TASK GOAL
The data below should be printed in full, exactly, and without any of its images.

ITEMS

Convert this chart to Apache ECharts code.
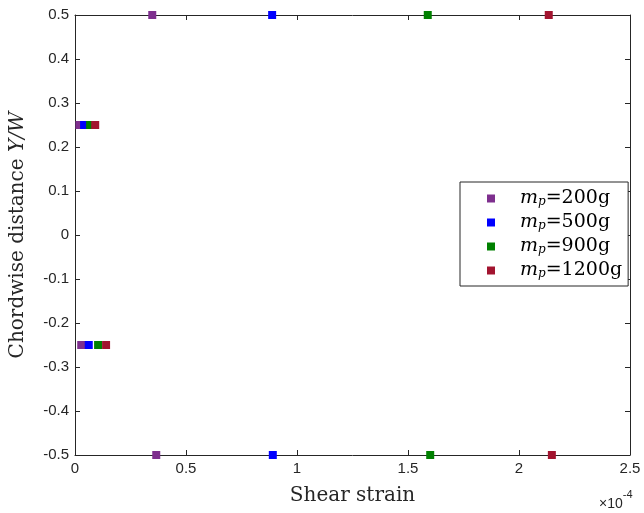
<!DOCTYPE html>
<html>
<head>
<meta charset="utf-8">
<script src="https://cdn.jsdelivr.net/npm/echarts@6/dist/echarts.min.js"></script>
<style>
  html, body { margin: 0; padding: 0; background: #fff; }
  #chart { width: 644px; height: 513px; }
</style>
</head>
<body>
<div id="chart"></div>
<script>
// Chordwise stations (Y/W) where the shear strain was measured
const stations = [0.5, 0.25, -0.25, -0.5];

// Shear strain at each station, in units of 1e-4
const strain200 = [0.348, 0.020, 0.028, 0.366];
const strain500 = [0.888, 0.041, 0.062, 0.891];
const strain900 = [1.589, 0.068, 0.104, 1.600];
const strain1200 = [2.134, 0.091, 0.140, 2.148];

const massLabels = ['200g', '500g', '900g', '1200g'];
const colors = ['#7E2F8E', '#0000FF', '#008000', '#A2142F'];
const strainSets = [strain200, strain500, strain900, strain1200];

const xTicks = [0, 0.5, 1, 1.5, 2, 2.5];
const yTicks = [-0.5, -0.4, -0.3, -0.2, -0.1, 0, 0.1, 0.2, 0.3, 0.4, 0.5];

const axisColor = '#262626';
const tickFont = 'Liberation Sans, Arial, sans-serif';
const serifFont = 'DejaVu Serif, Liberation Serif, serif';

const chart = echarts.init(document.getElementById('chart'), null, { renderer: 'canvas' });

function fmtTick(v) {
  return String(Math.round(v * 10) / 10);
}

const series = strainSets.map((vals, i) => ({
  name: massLabels[i],
  type: 'scatter',
  symbol: 'rect',
  symbolSize: 8,
  clip: false,
  itemStyle: { color: colors[i], opacity: 1 },
  emphasis: { disabled: true },
  data: vals.map((x, k) => [x, stations[k]])
}));

const baseAxis = {
  axisLine: { show: true, onZero: false, lineStyle: { color: axisColor, width: 1 } },
  axisTick: { show: true, inside: true, length: 5, lineStyle: { color: axisColor } },
  splitLine: { show: false }
};

chart.setOption({
  backgroundColor: '#fff',
  animation: false,
  grid: { left: 75, right: 14, top: 15, bottom: 58 },
  xAxis: [
    Object.assign({}, baseAxis, {
      type: 'value', position: 'bottom',
      min: xTicks[0], max: xTicks[xTicks.length - 1], interval: 0.5,
      axisLabel: { color: axisColor, fontFamily: tickFont, fontSize: 15, margin: 6, formatter: fmtTick },
      name: 'Shear strain',
      nameLocation: 'middle', nameGap: 31,
      nameTextStyle: { color: axisColor, fontFamily: serifFont, fontSize: 20 }
    }),
    Object.assign({}, baseAxis, {
      type: 'value', position: 'top',
      min: xTicks[0], max: xTicks[xTicks.length - 1], interval: 0.5,
      axisLabel: { show: false }
    })
  ],
  yAxis: [
    Object.assign({}, baseAxis, {
      type: 'value', position: 'left',
      min: yTicks[0], max: yTicks[yTicks.length - 1], interval: 0.1,
      axisLabel: { color: axisColor, fontFamily: tickFont, fontSize: 15, margin: 6, formatter: fmtTick },
      name: '{n|Chordwise distance }{i|Y/W}',
      nameLocation: 'middle', nameGap: 47,
      nameTextStyle: {
        rich: {
          n: { color: axisColor, fontFamily: serifFont, fontSize: 20 },
          i: { color: axisColor, fontFamily: serifFont, fontSize: 20, fontStyle: 'italic' }
        }
      }
    }),
    Object.assign({}, baseAxis, {
      type: 'value', position: 'right',
      min: yTicks[0], max: yTicks[yTicks.length - 1], interval: 0.1,
      axisLabel: { show: false }
    })
  ],
  legend: {
    orient: 'vertical',
    left: 460, top: 182,
    padding: [7, 6, 6, 27],
    itemGap: 5,
    itemWidth: 8, itemHeight: 8,
    icon: 'rect',
    backgroundColor: '#fff',
    borderColor: axisColor,
    borderWidth: 1,
    borderRadius: 0,
    selectedMode: false,
    data: massLabels,
    formatter: name => '{m|m}{p|p}{t|=' + name + '}',
    textStyle: {
      padding: [0, 0, 0, 20],
      rich: {
        m: { fontFamily: serifFont, fontSize: 19, fontStyle: 'italic', color: '#000', lineHeight: 18 },
        p: { fontFamily: serifFont, fontSize: 12, fontStyle: 'italic', color: '#000', lineHeight: 18, verticalAlign: 'bottom', padding: [6, 0, 0, 0] },
        t: { fontFamily: serifFont, fontSize: 19, color: '#000', lineHeight: 18 }
      }
    }
  },
  graphic: [{
    type: 'text',
    left: 599, top: 489,
    style: {
      text: '{a|×10}{b|-4}',
      rich: {
        a: { fontFamily: tickFont, fontSize: 14, fill: axisColor, padding: [8, 0, 0, 0] },
        b: { fontFamily: tickFont, fontSize: 11, fill: axisColor, verticalAlign: 'top' }
      }
    }
  }],
  series: series
});
</script>
</body>
</html>
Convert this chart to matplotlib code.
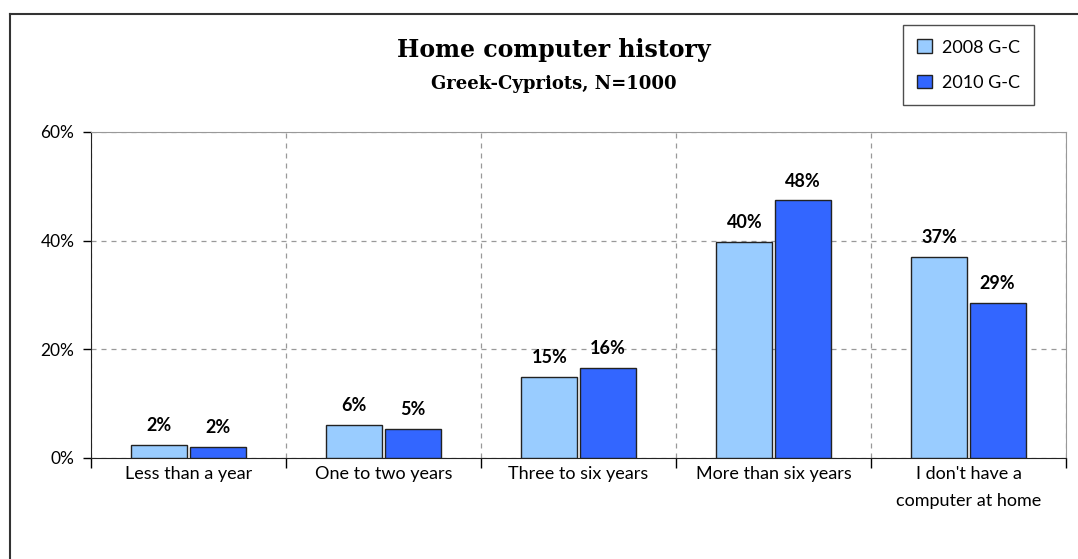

EXERCISE ANSWER
Convert this chart to Apache ECharts code.
<!DOCTYPE html>
<html>
<head>
<meta charset="utf-8">
<script src="https://cdn.jsdelivr.net/npm/echarts@6/dist/echarts.min.js"></script>
<style>
  html, body { margin: 0; padding: 0; background: #fff; }
  #chart { width: 644px; height: 513px; }
</style>
</head>
<body>
<div id="chart"></div>
<script>
// Chordwise stations (Y/W) where the shear strain was measured
const stations = [0.5, 0.25, -0.25, -0.5];

// Shear strain at each station, in units of 1e-4
const strain200 = [0.348, 0.020, 0.028, 0.366];
const strain500 = [0.888, 0.041, 0.062, 0.891];
const strain900 = [1.589, 0.068, 0.104, 1.600];
const strain1200 = [2.134, 0.091, 0.140, 2.148];

const massLabels = ['200g', '500g', '900g', '1200g'];
const colors = ['#7E2F8E', '#0000FF', '#008000', '#A2142F'];
const strainSets = [strain200, strain500, strain900, strain1200];

const xTicks = [0, 0.5, 1, 1.5, 2, 2.5];
const yTicks = [-0.5, -0.4, -0.3, -0.2, -0.1, 0, 0.1, 0.2, 0.3, 0.4, 0.5];

const axisColor = '#262626';
const tickFont = 'Liberation Sans, Arial, sans-serif';
const serifFont = 'DejaVu Serif, Liberation Serif, serif';

const chart = echarts.init(document.getElementById('chart'), null, { renderer: 'canvas' });

function fmtTick(v) {
  return String(Math.round(v * 10) / 10);
}

const series = strainSets.map((vals, i) => ({
  name: massLabels[i],
  type: 'scatter',
  symbol: 'rect',
  symbolSize: 8,
  clip: false,
  itemStyle: { color: colors[i], opacity: 1 },
  emphasis: { disabled: true },
  data: vals.map((x, k) => [x, stations[k]])
}));

const baseAxis = {
  axisLine: { show: true, onZero: false, lineStyle: { color: axisColor, width: 1 } },
  axisTick: { show: true, inside: true, length: 5, lineStyle: { color: axisColor } },
  splitLine: { show: false }
};

chart.setOption({
  backgroundColor: '#fff',
  animation: false,
  grid: { left: 75, right: 14, top: 15, bottom: 58 },
  xAxis: [
    Object.assign({}, baseAxis, {
      type: 'value', position: 'bottom',
      min: xTicks[0], max: xTicks[xTicks.length - 1], interval: 0.5,
      axisLabel: { color: axisColor, fontFamily: tickFont, fontSize: 15, margin: 6, formatter: fmtTick },
      name: 'Shear strain',
      nameLocation: 'middle', nameGap: 31,
      nameTextStyle: { color: axisColor, fontFamily: serifFont, fontSize: 20 }
    }),
    Object.assign({}, baseAxis, {
      type: 'value', position: 'top',
      min: xTicks[0], max: xTicks[xTicks.length - 1], interval: 0.5,
      axisLabel: { show: false }
    })
  ],
  yAxis: [
    Object.assign({}, baseAxis, {
      type: 'value', position: 'left',
      min: yTicks[0], max: yTicks[yTicks.length - 1], interval: 0.1,
      axisLabel: { color: axisColor, fontFamily: tickFont, fontSize: 15, margin: 6, formatter: fmtTick },
      name: '{n|Chordwise distance }{i|Y/W}',
      nameLocation: 'middle', nameGap: 47,
      nameTextStyle: {
        rich: {
          n: { color: axisColor, fontFamily: serifFont, fontSize: 20 },
          i: { color: axisColor, fontFamily: serifFont, fontSize: 20, fontStyle: 'italic' }
        }
      }
    }),
    Object.assign({}, baseAxis, {
      type: 'value', position: 'right',
      min: yTicks[0], max: yTicks[yTicks.length - 1], interval: 0.1,
      axisLabel: { show: false }
    })
  ],
  legend: {
    orient: 'vertical',
    left: 460, top: 182,
    padding: [7, 6, 6, 27],
    itemGap: 5,
    itemWidth: 8, itemHeight: 8,
    icon: 'rect',
    backgroundColor: '#fff',
    borderColor: axisColor,
    borderWidth: 1,
    borderRadius: 0,
    selectedMode: false,
    data: massLabels,
    formatter: name => '{m|m}{p|p}{t|=' + name + '}',
    textStyle: {
      padding: [0, 0, 0, 20],
      rich: {
        m: { fontFamily: serifFont, fontSize: 19, fontStyle: 'italic', color: '#000', lineHeight: 18 },
        p: { fontFamily: serifFont, fontSize: 12, fontStyle: 'italic', color: '#000', lineHeight: 18, verticalAlign: 'bottom', padding: [6, 0, 0, 0] },
        t: { fontFamily: serifFont, fontSize: 19, color: '#000', lineHeight: 18 }
      }
    }
  },
  graphic: [{
    type: 'text',
    left: 599, top: 489,
    style: {
      text: '{a|×10}{b|-4}',
      rich: {
        a: { fontFamily: tickFont, fontSize: 14, fill: axisColor, padding: [8, 0, 0, 0] },
        b: { fontFamily: tickFont, fontSize: 11, fill: axisColor, verticalAlign: 'top' }
      }
    }
  }],
  series: series
});
</script>
</body>
</html>
Convert this chart to matplotlib code.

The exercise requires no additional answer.